■ WHAT IS BEING ASKED ■
Go through the listing and copy each line with the string "this".

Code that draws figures
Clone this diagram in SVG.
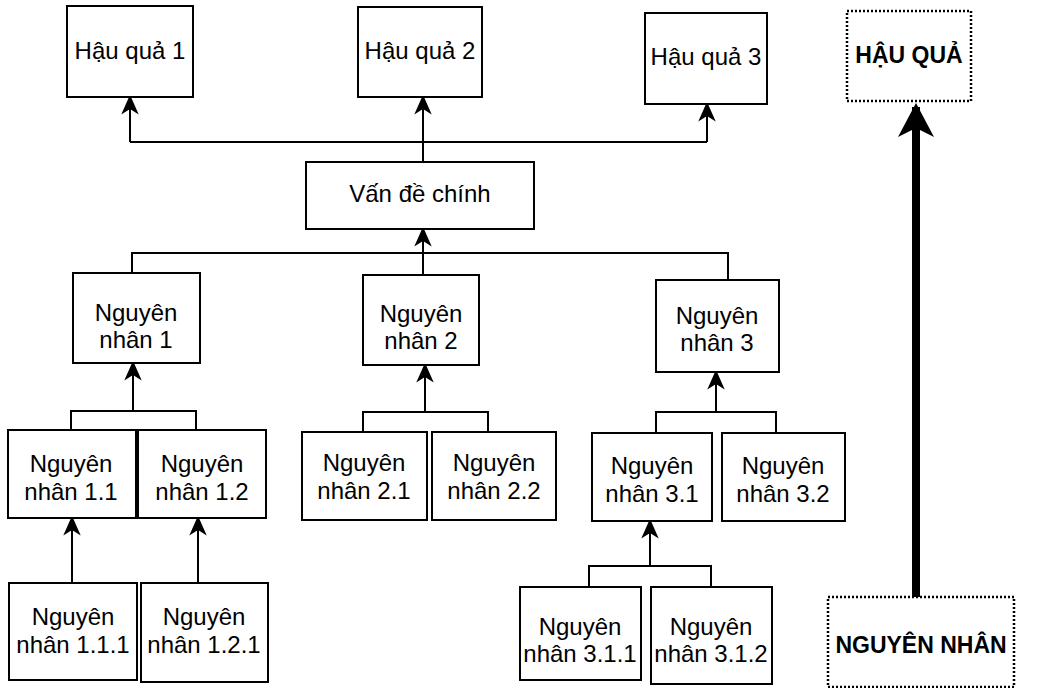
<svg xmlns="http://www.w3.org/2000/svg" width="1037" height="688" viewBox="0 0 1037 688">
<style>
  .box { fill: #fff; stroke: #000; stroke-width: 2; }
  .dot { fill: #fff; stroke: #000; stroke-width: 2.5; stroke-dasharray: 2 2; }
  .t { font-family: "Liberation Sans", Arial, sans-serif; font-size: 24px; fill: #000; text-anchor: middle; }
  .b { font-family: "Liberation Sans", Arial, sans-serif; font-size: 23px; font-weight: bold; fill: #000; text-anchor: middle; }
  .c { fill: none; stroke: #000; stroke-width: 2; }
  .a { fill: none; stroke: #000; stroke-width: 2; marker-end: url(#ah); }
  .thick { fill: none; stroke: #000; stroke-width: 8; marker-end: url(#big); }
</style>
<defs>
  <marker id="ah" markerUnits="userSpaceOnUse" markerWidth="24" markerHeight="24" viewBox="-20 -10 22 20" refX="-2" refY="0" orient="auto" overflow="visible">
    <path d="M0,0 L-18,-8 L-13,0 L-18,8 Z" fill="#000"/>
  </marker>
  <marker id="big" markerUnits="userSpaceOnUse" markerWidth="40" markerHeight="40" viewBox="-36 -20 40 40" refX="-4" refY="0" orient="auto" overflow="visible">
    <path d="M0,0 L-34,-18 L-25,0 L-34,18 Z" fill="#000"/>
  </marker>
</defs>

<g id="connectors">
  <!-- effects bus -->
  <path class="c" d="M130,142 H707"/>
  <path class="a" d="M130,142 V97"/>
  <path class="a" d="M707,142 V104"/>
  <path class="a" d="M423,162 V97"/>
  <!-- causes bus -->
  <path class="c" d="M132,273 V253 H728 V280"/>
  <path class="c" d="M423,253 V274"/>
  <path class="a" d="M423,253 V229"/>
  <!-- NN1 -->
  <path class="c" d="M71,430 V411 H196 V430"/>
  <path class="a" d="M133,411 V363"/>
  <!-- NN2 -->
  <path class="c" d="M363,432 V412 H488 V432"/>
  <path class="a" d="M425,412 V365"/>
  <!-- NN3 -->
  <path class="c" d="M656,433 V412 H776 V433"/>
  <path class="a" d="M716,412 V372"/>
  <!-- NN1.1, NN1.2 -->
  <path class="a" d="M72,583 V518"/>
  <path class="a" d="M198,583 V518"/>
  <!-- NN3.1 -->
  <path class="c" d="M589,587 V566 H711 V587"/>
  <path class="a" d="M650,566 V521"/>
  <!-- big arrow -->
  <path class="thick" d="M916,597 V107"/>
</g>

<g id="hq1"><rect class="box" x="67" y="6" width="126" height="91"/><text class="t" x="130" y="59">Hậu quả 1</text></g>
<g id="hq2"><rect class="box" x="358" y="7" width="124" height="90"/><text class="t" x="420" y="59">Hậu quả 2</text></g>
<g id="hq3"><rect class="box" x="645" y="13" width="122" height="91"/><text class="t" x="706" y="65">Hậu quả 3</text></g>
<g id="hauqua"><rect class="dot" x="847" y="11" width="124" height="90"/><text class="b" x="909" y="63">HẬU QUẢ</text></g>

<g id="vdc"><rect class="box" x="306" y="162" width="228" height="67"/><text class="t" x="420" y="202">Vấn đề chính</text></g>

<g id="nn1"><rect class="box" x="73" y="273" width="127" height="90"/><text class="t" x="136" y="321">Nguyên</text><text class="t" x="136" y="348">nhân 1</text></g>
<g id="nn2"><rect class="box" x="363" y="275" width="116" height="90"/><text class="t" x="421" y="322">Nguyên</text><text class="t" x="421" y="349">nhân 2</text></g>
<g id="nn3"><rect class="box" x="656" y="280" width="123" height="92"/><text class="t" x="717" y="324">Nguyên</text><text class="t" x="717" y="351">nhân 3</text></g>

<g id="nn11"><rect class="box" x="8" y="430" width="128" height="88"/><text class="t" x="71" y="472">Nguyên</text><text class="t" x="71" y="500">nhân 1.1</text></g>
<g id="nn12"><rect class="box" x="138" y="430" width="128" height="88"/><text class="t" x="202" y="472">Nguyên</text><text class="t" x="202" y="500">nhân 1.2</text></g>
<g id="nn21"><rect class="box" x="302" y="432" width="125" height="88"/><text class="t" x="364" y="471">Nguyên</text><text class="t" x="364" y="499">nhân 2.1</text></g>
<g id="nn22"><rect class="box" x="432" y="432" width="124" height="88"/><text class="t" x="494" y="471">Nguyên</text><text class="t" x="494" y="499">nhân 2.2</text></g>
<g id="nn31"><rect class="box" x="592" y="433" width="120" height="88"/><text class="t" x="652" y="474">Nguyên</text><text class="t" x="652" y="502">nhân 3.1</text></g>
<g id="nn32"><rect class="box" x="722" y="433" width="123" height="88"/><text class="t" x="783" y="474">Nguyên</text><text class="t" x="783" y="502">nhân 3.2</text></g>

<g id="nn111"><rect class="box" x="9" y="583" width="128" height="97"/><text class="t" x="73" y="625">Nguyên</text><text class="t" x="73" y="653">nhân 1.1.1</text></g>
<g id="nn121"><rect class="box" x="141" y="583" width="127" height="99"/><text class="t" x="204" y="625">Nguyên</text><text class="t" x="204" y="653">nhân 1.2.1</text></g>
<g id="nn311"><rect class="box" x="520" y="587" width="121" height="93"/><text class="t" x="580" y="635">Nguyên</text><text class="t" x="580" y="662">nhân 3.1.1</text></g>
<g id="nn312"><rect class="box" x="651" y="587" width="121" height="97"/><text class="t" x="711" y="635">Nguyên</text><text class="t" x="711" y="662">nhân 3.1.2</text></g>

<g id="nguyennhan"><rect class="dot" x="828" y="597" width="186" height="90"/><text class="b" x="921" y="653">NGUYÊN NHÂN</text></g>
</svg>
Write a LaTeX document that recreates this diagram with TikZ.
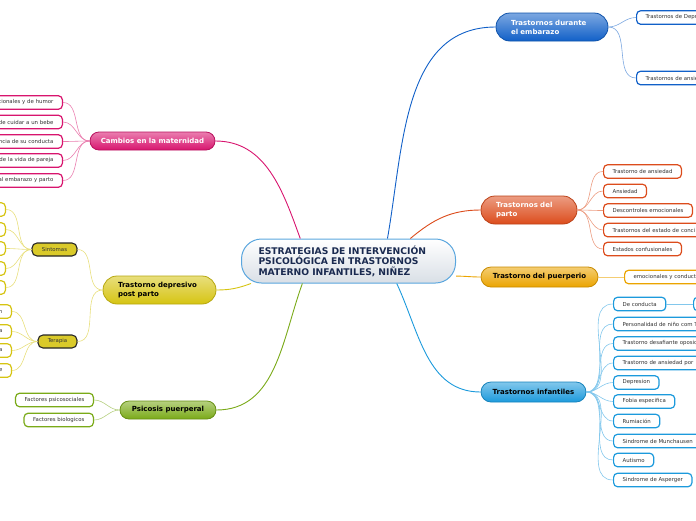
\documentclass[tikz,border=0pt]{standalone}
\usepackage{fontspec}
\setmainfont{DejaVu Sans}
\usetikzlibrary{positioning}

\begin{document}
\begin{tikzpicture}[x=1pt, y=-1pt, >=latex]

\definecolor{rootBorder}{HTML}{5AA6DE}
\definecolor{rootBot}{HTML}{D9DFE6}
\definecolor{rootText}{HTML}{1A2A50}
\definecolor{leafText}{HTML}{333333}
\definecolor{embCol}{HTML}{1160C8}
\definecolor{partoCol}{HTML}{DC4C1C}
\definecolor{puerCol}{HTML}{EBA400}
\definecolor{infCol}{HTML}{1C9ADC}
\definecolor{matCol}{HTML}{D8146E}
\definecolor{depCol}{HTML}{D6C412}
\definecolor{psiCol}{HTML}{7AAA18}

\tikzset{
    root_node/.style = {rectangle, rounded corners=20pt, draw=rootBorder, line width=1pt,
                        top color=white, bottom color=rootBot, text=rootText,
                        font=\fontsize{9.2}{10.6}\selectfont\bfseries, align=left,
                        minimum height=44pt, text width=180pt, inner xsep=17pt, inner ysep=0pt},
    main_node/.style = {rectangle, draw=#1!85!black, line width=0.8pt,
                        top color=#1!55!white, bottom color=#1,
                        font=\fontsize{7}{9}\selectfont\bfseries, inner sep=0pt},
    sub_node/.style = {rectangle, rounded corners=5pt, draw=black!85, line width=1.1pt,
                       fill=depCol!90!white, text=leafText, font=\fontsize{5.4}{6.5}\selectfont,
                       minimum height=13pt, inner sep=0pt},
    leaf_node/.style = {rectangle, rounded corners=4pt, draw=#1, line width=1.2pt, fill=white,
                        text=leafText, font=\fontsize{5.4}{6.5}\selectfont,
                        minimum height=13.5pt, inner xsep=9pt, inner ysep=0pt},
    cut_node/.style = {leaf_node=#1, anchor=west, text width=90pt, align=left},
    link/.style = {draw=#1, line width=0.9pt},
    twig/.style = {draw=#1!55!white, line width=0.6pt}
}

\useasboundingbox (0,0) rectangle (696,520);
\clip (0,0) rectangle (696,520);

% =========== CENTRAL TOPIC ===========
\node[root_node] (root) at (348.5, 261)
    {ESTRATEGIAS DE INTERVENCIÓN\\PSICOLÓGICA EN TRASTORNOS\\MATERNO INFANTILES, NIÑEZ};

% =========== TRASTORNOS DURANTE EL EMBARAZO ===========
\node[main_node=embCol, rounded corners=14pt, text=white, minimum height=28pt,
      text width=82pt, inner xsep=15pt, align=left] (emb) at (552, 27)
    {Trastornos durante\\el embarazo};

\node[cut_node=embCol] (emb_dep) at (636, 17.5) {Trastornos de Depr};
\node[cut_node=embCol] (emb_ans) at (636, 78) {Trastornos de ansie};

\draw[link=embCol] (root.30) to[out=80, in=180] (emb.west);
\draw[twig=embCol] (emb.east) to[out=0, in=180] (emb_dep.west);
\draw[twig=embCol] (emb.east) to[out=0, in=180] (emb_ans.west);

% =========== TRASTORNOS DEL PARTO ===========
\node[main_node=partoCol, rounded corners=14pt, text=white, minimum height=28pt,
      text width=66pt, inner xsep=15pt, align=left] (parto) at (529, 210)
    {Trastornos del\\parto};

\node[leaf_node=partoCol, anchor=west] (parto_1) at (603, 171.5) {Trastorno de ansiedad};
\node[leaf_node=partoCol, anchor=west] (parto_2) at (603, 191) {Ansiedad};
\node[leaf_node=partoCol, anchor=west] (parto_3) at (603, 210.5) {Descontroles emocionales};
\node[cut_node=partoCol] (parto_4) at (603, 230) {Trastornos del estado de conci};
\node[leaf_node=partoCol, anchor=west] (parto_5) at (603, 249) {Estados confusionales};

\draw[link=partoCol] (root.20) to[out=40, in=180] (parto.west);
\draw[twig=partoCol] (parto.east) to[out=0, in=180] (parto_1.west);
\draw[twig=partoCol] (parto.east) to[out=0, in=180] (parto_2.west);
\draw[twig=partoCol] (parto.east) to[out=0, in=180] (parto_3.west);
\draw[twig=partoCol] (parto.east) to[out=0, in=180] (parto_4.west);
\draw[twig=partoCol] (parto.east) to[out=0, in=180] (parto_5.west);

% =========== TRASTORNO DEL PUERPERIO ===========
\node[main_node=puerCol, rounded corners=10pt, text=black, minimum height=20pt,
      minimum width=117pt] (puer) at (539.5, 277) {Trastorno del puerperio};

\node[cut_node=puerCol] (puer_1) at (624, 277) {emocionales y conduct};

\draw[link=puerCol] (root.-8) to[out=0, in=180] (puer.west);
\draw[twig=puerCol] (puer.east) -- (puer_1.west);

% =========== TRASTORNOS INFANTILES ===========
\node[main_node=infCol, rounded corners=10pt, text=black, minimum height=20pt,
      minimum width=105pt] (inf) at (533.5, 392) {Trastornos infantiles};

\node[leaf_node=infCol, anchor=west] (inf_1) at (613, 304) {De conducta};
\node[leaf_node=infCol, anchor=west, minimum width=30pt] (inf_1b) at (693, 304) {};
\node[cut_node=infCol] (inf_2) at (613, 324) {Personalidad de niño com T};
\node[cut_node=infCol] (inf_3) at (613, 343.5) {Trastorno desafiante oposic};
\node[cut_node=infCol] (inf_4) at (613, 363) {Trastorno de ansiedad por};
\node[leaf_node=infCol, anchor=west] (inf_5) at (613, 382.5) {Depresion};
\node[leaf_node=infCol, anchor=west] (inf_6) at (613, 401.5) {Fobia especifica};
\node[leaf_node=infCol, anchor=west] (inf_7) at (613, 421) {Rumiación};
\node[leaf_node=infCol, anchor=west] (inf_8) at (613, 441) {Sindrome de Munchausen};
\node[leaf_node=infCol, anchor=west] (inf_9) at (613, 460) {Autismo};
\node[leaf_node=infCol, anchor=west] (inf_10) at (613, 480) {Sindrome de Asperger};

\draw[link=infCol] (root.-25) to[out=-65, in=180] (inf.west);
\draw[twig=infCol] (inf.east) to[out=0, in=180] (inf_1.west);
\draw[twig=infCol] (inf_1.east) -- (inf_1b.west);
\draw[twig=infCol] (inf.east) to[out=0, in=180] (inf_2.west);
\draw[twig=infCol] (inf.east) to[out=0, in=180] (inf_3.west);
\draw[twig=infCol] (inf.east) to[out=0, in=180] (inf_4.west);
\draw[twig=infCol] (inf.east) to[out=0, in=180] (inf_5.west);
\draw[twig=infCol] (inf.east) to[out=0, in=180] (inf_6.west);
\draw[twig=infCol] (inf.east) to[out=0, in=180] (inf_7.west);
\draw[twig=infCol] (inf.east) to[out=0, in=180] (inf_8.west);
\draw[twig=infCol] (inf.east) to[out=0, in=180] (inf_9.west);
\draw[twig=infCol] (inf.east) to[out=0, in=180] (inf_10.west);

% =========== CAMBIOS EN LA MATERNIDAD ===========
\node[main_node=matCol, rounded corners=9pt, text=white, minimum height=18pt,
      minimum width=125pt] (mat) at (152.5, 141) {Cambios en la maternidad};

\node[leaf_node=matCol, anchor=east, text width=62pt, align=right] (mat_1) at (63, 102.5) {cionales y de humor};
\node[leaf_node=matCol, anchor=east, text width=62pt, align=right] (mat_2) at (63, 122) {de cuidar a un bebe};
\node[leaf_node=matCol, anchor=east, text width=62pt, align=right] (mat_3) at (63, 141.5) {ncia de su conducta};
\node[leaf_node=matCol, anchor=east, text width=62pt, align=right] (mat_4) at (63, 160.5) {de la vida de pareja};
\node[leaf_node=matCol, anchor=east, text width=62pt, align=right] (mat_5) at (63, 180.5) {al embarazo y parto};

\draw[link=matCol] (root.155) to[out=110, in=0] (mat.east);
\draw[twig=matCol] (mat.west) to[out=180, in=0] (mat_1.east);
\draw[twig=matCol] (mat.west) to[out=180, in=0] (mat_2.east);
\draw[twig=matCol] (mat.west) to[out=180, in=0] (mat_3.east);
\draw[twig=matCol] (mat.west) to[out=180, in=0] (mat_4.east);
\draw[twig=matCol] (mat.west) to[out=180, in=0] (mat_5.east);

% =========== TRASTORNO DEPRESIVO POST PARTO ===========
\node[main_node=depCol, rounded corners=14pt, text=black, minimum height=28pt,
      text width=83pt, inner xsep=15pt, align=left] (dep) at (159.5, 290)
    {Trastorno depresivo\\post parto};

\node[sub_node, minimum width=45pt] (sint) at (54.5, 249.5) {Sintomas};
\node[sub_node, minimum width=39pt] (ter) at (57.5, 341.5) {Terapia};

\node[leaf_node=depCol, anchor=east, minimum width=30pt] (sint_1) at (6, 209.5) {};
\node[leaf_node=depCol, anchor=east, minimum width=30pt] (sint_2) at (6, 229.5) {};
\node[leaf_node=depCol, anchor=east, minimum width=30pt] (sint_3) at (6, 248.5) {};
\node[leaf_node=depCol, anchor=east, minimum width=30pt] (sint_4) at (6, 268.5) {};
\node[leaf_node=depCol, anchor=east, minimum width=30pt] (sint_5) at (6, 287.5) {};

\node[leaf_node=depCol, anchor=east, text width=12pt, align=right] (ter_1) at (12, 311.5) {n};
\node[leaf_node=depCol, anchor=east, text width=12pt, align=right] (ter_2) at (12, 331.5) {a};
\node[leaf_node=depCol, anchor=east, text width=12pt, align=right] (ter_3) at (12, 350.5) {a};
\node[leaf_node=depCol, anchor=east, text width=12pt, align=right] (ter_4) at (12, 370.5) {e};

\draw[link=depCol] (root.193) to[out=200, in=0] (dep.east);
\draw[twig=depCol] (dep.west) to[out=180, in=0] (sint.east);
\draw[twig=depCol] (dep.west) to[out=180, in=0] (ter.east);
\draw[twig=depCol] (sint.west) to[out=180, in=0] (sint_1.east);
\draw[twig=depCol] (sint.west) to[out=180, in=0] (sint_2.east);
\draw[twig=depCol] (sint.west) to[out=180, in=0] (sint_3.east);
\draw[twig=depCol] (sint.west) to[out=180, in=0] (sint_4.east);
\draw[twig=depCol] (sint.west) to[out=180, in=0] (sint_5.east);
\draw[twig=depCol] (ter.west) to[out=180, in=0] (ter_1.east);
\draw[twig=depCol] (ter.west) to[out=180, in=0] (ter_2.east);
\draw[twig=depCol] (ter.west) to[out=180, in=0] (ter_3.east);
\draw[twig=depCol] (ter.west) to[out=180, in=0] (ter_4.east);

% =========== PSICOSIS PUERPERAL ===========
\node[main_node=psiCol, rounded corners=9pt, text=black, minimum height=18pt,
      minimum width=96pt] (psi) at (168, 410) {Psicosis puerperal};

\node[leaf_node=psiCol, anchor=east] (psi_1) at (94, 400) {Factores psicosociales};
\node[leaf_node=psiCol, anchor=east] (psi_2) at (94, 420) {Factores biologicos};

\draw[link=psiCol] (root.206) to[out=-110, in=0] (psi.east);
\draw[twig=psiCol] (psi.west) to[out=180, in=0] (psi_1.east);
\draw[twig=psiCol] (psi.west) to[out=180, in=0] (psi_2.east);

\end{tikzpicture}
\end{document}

■ EXERCISE SOLUTION ■
Clone this diagram in SVG.
Write a LaTeX document that recreates this diagram with TikZ.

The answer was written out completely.